Code that draws figures:
[start]

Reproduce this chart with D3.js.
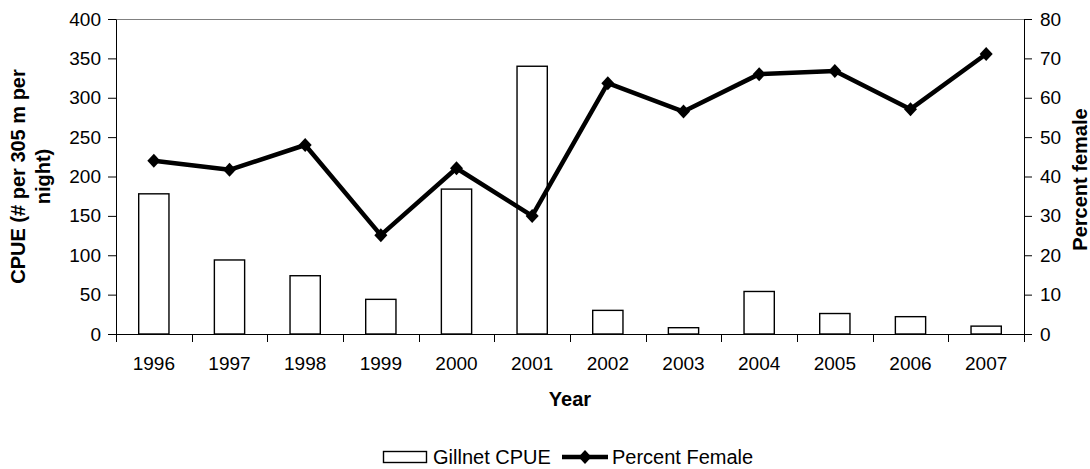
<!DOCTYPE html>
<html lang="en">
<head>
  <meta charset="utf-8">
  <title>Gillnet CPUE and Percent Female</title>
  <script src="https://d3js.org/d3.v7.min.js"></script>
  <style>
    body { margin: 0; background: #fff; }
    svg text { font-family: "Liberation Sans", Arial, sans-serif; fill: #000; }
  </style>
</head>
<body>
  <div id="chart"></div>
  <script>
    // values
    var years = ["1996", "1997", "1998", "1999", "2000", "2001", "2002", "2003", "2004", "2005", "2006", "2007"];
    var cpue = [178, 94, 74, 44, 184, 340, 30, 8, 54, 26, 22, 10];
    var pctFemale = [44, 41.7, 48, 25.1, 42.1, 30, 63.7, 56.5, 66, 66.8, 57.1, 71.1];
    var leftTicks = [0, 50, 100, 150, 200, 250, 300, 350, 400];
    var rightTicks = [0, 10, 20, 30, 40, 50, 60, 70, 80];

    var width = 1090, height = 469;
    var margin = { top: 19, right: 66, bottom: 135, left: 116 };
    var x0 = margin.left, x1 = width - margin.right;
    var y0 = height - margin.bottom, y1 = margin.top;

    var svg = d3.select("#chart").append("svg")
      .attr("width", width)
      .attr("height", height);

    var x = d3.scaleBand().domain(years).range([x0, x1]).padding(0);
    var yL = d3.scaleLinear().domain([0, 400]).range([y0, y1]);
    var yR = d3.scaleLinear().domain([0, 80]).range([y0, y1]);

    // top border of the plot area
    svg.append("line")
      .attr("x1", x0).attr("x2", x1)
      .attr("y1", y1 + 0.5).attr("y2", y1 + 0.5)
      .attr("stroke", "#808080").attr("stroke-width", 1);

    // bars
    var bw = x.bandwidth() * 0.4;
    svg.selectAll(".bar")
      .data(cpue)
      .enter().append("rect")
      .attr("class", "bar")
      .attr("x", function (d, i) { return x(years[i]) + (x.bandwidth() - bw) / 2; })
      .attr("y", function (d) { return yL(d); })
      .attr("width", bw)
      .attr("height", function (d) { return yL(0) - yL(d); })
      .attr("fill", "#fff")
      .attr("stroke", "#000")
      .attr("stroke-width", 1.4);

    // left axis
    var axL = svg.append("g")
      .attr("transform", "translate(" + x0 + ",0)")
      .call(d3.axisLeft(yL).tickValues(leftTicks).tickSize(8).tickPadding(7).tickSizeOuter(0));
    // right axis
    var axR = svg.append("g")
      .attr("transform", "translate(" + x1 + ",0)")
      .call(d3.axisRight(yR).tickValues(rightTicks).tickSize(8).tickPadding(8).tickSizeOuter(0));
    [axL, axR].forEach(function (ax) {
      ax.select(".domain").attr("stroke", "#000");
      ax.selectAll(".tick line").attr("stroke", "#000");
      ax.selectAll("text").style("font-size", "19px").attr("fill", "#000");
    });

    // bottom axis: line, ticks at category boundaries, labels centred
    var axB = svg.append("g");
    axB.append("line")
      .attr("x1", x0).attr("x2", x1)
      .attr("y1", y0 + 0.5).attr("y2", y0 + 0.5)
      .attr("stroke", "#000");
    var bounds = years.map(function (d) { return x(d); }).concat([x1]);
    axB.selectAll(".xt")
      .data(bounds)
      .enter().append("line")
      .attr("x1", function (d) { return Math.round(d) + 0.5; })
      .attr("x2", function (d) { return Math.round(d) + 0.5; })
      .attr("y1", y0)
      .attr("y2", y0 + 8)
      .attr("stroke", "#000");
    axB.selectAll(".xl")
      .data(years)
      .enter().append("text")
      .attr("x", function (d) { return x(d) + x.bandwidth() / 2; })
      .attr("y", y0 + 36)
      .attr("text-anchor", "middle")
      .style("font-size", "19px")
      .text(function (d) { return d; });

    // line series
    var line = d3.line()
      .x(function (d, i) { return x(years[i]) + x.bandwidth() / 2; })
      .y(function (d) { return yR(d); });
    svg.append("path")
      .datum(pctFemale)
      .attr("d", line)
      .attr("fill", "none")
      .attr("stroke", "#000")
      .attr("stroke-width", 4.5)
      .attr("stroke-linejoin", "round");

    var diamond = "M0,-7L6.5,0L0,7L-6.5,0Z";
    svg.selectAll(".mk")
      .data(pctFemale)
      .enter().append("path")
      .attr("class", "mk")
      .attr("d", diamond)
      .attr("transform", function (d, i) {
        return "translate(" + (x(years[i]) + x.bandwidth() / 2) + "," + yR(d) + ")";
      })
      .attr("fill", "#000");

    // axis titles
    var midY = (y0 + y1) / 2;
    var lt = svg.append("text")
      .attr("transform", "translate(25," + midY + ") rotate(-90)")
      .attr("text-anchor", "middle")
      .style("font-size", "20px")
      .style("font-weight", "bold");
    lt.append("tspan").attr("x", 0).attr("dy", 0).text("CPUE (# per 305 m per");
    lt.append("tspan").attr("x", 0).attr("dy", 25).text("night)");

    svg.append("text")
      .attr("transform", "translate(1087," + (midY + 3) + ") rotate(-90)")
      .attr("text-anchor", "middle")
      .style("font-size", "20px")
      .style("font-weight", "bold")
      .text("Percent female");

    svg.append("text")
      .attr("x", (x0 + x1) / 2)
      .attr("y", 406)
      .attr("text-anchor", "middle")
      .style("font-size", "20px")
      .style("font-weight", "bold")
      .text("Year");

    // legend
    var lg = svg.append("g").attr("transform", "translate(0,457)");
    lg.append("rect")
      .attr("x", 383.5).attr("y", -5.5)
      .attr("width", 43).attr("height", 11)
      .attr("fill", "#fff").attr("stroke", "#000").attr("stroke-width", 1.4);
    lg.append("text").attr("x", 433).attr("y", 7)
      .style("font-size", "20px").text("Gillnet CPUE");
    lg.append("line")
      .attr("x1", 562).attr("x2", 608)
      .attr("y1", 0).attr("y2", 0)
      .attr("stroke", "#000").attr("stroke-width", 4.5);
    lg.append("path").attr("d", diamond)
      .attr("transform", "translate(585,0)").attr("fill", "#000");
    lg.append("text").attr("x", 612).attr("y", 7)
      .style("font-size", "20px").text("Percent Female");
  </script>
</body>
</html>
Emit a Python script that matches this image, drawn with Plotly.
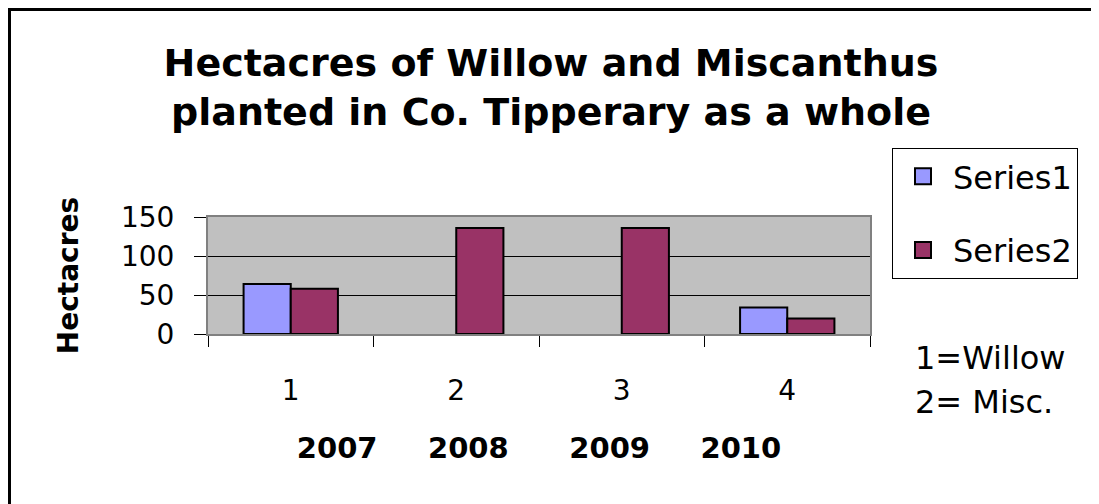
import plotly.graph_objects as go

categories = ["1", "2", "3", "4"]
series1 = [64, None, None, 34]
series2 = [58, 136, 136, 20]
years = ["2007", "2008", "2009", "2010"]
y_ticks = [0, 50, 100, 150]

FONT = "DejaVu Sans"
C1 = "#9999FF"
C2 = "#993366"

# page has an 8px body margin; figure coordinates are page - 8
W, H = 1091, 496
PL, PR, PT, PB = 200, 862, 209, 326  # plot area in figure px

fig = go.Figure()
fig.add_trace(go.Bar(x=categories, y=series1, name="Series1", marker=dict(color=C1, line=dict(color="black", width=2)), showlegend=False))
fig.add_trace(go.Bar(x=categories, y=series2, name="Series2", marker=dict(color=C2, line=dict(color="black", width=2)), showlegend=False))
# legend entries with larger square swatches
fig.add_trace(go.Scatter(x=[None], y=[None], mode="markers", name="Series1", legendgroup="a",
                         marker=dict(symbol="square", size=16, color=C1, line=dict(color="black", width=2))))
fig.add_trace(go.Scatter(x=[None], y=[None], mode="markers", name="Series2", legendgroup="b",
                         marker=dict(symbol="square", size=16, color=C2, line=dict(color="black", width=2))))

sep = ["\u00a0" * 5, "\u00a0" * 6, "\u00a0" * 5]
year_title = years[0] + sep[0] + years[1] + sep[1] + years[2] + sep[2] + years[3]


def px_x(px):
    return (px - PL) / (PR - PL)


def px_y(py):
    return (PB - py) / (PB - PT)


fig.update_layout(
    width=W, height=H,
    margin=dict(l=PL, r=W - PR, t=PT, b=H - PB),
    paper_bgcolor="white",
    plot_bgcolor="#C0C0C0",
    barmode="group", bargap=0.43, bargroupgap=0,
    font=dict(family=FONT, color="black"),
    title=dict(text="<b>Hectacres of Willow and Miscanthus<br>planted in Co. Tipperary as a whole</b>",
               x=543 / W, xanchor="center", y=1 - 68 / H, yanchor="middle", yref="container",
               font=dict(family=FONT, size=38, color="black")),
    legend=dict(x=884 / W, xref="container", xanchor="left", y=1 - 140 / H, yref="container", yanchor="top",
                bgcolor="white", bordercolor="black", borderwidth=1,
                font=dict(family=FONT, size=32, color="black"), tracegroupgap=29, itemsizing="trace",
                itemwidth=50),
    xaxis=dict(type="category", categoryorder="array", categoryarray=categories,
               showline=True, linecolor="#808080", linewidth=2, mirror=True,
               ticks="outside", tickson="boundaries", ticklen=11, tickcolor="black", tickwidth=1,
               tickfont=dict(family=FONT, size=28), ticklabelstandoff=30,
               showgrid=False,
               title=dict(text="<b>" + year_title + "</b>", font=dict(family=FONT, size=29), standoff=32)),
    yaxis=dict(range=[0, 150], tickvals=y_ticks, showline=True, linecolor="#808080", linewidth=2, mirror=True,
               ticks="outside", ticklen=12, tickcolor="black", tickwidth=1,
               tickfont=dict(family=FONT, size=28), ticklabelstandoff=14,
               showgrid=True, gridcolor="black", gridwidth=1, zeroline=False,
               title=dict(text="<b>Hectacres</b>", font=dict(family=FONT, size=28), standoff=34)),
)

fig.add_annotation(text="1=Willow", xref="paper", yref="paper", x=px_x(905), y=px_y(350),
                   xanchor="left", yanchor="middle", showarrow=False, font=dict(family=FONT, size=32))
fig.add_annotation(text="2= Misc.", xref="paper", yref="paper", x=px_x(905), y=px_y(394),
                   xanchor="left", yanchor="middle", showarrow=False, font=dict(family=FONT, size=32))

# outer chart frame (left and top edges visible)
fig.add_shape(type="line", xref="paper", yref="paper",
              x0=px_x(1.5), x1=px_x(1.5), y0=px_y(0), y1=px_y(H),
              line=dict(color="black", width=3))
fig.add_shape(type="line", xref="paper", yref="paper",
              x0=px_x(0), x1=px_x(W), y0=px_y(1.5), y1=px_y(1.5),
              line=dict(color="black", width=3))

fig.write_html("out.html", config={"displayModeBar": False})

[end]

| Instructions to follow |
Output exactly the lines from the one containing "Emit a Python" through the one containing "return (PB - py) / (PB - PT)", both included, and nothing else; leave out any pictures.

| In response |
Emit a Python script that matches this image, drawn with Plotly.
import plotly.graph_objects as go

categories = ["1", "2", "3", "4"]
series1 = [64, None, None, 34]
series2 = [58, 136, 136, 20]
years = ["2007", "2008", "2009", "2010"]
y_ticks = [0, 50, 100, 150]

FONT = "DejaVu Sans"
C1 = "#9999FF"
C2 = "#993366"

# page has an 8px body margin; figure coordinates are page - 8
W, H = 1091, 496
PL, PR, PT, PB = 200, 862, 209, 326  # plot area in figure px

fig = go.Figure()
fig.add_trace(go.Bar(x=categories, y=series1, name="Series1", marker=dict(color=C1, line=dict(color="black", width=2)), showlegend=False))
fig.add_trace(go.Bar(x=categories, y=series2, name="Series2", marker=dict(color=C2, line=dict(color="black", width=2)), showlegend=False))
# legend entries with larger square swatches
fig.add_trace(go.Scatter(x=[None], y=[None], mode="markers", name="Series1", legendgroup="a",
                         marker=dict(symbol="square", size=16, color=C1, line=dict(color="black", width=2))))
fig.add_trace(go.Scatter(x=[None], y=[None], mode="markers", name="Series2", legendgroup="b",
                         marker=dict(symbol="square", size=16, color=C2, line=dict(color="black", width=2))))

sep = ["\u00a0" * 5, "\u00a0" * 6, "\u00a0" * 5]
year_title = years[0] + sep[0] + years[1] + sep[1] + years[2] + sep[2] + years[3]


def px_x(px):
    return (px - PL) / (PR - PL)


def px_y(py):
    return (PB - py) / (PB - PT)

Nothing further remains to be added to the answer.